In the age of the mobile computing, investing in the PC industry sure isn't what it used to be. As the latest in a litany of examples, the PC market contracted 5.7% year over year in 2016, according to research firm IDC.
However, for all the doom and gloom surrounding the PC market, the computer industry remains one of the most important subsectors in all of tech. In fact, even as unit volumes contract, over 260 million personal computers were sold last year globally, and the companies that remain at the center of this market -- names such as HP Inc. (NYSE:HPQ) and Apple (NASDAQ:AAPL) -- continue to print tens of billions of dollars in aggregate profits from the space and pass them along to shareholders through dividends and buybacks. So let's review what makes these PC makers some of the best dividend stocks in the industry.

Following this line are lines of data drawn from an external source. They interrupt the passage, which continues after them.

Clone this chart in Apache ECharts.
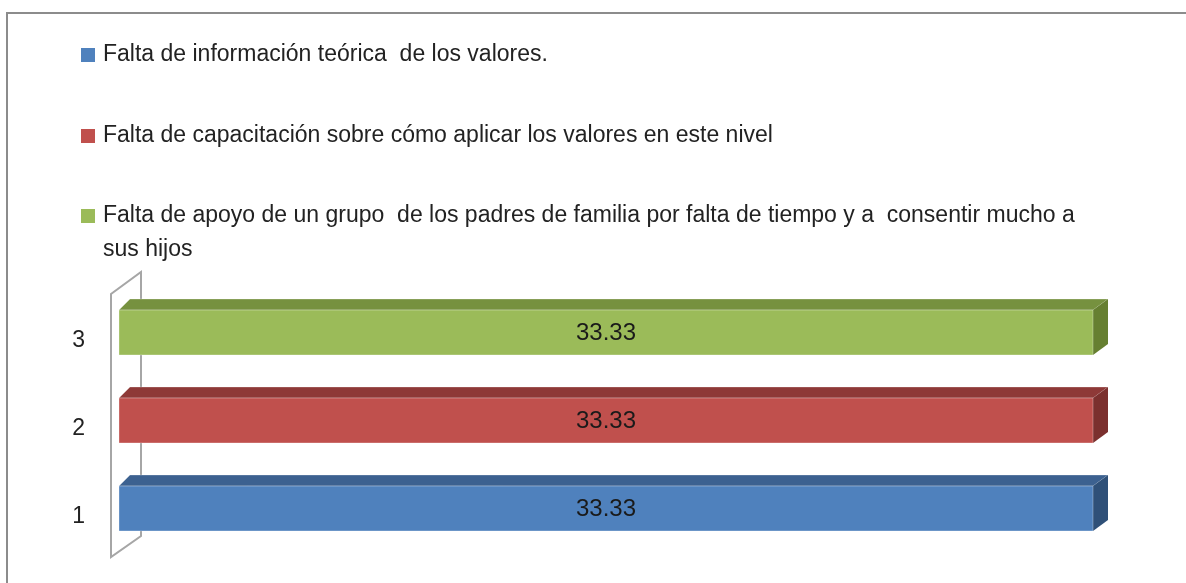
<!DOCTYPE html>
<html>
<head>
<meta charset="utf-8">
<script src="https://cdn.jsdelivr.net/npm/echarts@6/dist/echarts.min.js"></script>
<style>
  html, body { margin: 0; padding: 0; background: #fff; }
  #chart { width: 1186px; height: 583px; }
</style>
</head>
<body>
<div id="chart"></div>
<script>
const categories = ['1', '2', '3'];
const seriesNames = [
  'Falta de información teórica  de los valores.',
  'Falta de capacitación sobre cómo aplicar los valores en este nivel',
  'Falta de apoyo de un grupo  de los padres de familia por falta de tiempo y a  consentir mucho a sus hijos'
];
const seriesValues = [33.33, 33.33, 33.33];

// front / top / side shades for each series
const frontColors = ['#4F81BD', '#C0504D', '#9BBB59'];
const topColors = ['#3C6190', '#8E3937', '#76913F'];
const sideColors = ['#2F5078', '#7B302E', '#667F31'];

const FONT = '"Liberation Sans", Arial, sans-serif';

function renderWall(params, api) {
  const cs = params.coordSys;
  const x = cs.x, y = cs.y, h = cs.height;
  return {
    type: 'polygon',
    shape: {
      points: [
        [x - 8, y + h + 4.5],
        [x - 8, y + 5.5],
        [x + 22, y - 16.5],
        [x + 22, y + h - 16.5]
      ]
    },
    style: { fill: 'none', stroke: '#a6a6a6', lineWidth: 2 },
    silent: true
  };
}

function makeRenderBar(idx) {
  return function (params, api) {
    const val = api.value(0);
    const cat = api.value(1);
    const start = api.coord([0, cat]);
    const end = api.coord([val, cat]);
    const h = api.size([0, 1])[1] * 0.51;
    const x0 = start[0], x1 = end[0];
    const yT = end[1] - h / 2, yB = end[1] + h / 2;
    const dl = 11, dr = 15, dy = 11;
    return {
      type: 'group',
      children: [
        {
          type: 'polygon',
          shape: { points: [[x0, yT], [x0 + dl, yT - dy], [x1 + dr, yT - dy], [x1, yT]] },
          style: { fill: topColors[idx], stroke: 'rgba(255,255,255,0.25)', lineWidth: 1 }
        },
        {
          type: 'polygon',
          shape: { points: [[x1, yT], [x1 + dr, yT - dy], [x1 + dr, yB - dy], [x1, yB]] },
          style: { fill: sideColors[idx] }
        },
        {
          type: 'rect',
          shape: { x: x0, y: yT, width: x1 - x0, height: h },
          style: { fill: frontColors[idx], stroke: 'rgba(255,255,255,0.3)', lineWidth: 1 }
        },
        {
          type: 'text',
          style: {
            text: String(val),
            x: (x0 + x1) / 2,
            y: end[1] + 1,
            align: 'center',
            verticalAlign: 'middle',
            fill: '#1a1a1a',
            font: '24px ' + FONT
          }
        }
      ]
    };
  };
}

const barSeries = seriesNames.map(function (name, i) {
  return {
    name: name,
    type: 'custom',
    renderItem: makeRenderBar(i),
    itemStyle: { color: frontColors[i] },
    encode: { x: 0, y: 1 },
    data: [[seriesValues[i], i]],
    z: 3
  };
});

const legendBase = {
  orient: 'vertical',
  left: 81,
  padding: 0,
  itemWidth: 14,
  itemHeight: 14,
  icon: 'rect',
  selectedMode: false,
  textStyle: { fontFamily: FONT, fontSize: 23, color: '#222', lineHeight: 24, padding: [0, 0, 0, 3] }
};

const chart = echarts.init(document.getElementById('chart'), null, { renderer: 'canvas' });
chart.setOption({
  animation: false,
  grid: { left: 119, right: 93, top: 288.5, bottom: 30.5 },
  legend: [
    Object.assign({}, legendBase, { data: [seriesNames[0]], top: 43 }),
    Object.assign({}, legendBase, { data: [seriesNames[1]], top: 124 }),
    Object.assign({}, legendBase, {
      data: [seriesNames[2]],
      top: 165,
      // leading empty line keeps the marker level with the first text line
      formatter: function (n) { return '\n' + n.replace(' sus hijos', '\nsus hijos'); },
      textStyle: { fontFamily: FONT, fontSize: 23, color: '#222', lineHeight: 34, padding: [0, 0, 0, 3] }
    })
  ],
  graphic: [{
    type: 'rect',
    shape: { x: 7, y: 13, width: 1400, height: 800 },
    style: { fill: 'none', stroke: '#8c8c8c', lineWidth: 2 },
    silent: true
  }],
  xAxis: {
    type: 'value',
    min: 0,
    max: 'dataMax',
    show: false
  },
  yAxis: {
    type: 'category',
    data: categories,
    axisLine: { show: false },
    axisTick: { show: false },
    splitLine: { show: false },
    axisLabel: {
      margin: 34,
      verticalAlign: 'top',
      lineHeight: 16,
      fontFamily: FONT,
      fontSize: 23,
      color: '#222'
    }
  },
  series: [{
    type: 'custom',
    renderItem: renderWall,
    data: [[0, 0]],
    encode: { x: 0, y: 1 },
    silent: true,
    z: 1
  }].concat(barSeries)
});
</script>
</body>
</html>
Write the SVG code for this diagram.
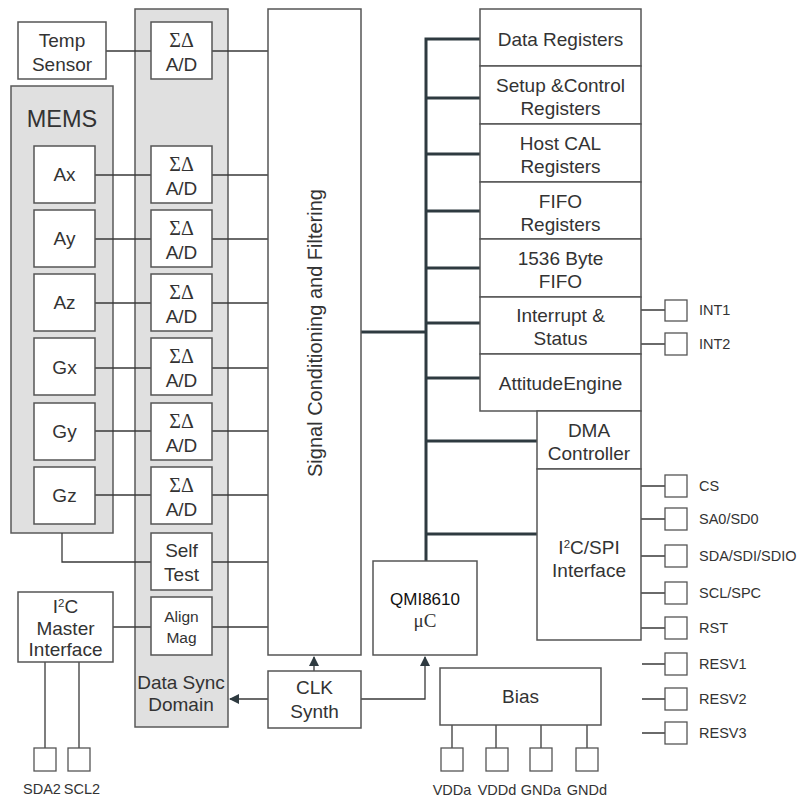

After spinning off its server business into what today trades as Hewlett-Packard Enterprise, the current HP Inc. represents one of the few pure-play PC companies to trade on American exchanges and also pay a dividend.
As you might expect, the company's financial performance reflects the broader trends at work in the PC and printer industries, which are fairly ugly at the moment. Revenue declined 9.1% in the company's fiscal 2015 and 6.2% in 2016. Few believe the PC industry will go away, but potential investors should understand that the growth outlook remains at best moderate for HP Inc. In fact, the majority of sell-side analysts rate its shares a hold and expect HP sales and profits to remain static over the next several years.
Looking at the company's dividend specs, HP shares currently yield 2.9%, which sits well above the S&P 500's current 1.9% yield. The company currently pays out 34% of its earnings as dividends, which suggests it could grow its payments in the future. The company's balance sheet isn't overly leveraged, and the bulk of its debt comes due in five years or more. However, even though HP deserves a place on this list because of its prominence within the industry, the following name might prove to be a more attractive option for income investors.
Though the iPhone remains the profit center that powers Apple's financial performance, the Mac maker remains a force in the PC industry as well. In fact, IDC ranked Apple as the fifth largest PC maker in the world last year, with an estimated 7.1% share of worldwide computer shipments. Apple's shipments and market share declined from 2015 to 2016, though, and it isn't clear which aspects of its PC and notebook business it plans to update this year.
The company already updated its MacBook Pro lineup last year. Having already killed off the 11-inch MacBook Air, and with the ultra-thin 12-inch MacBook Pro appearing to have erased much of the use case for the 13-inch MacBook Air, it seems unlikely Apple will launch dramatically revamped laptops this year.
The company reportedly has several important changes in the works to its desktop products. Having gone several years without a meaningful update, Apple is in the midst of overhauling the Mac Pro, though the refreshed model isn't expected in calendar year 2017. That leaves the iMac as the lone piece of Apple's PC business due for an update this year. Expect this update to come at Apple's Worldwide Developers Conference in June, if it is indeed in the works.
Regardless of Apple's place in the PC market, the company is a solid dvidend payer and seems likely to continue to be for the foreseeable future. If history is any indication, Apple will raise its dividend as part of its upcoming earnings report on May 2. The company has already returned $201 billion to shareholders since 2012, and this year's likely iPhone upgrade cycle should further pad Apple's ability to afford further dividends and share repurchases in the coming years.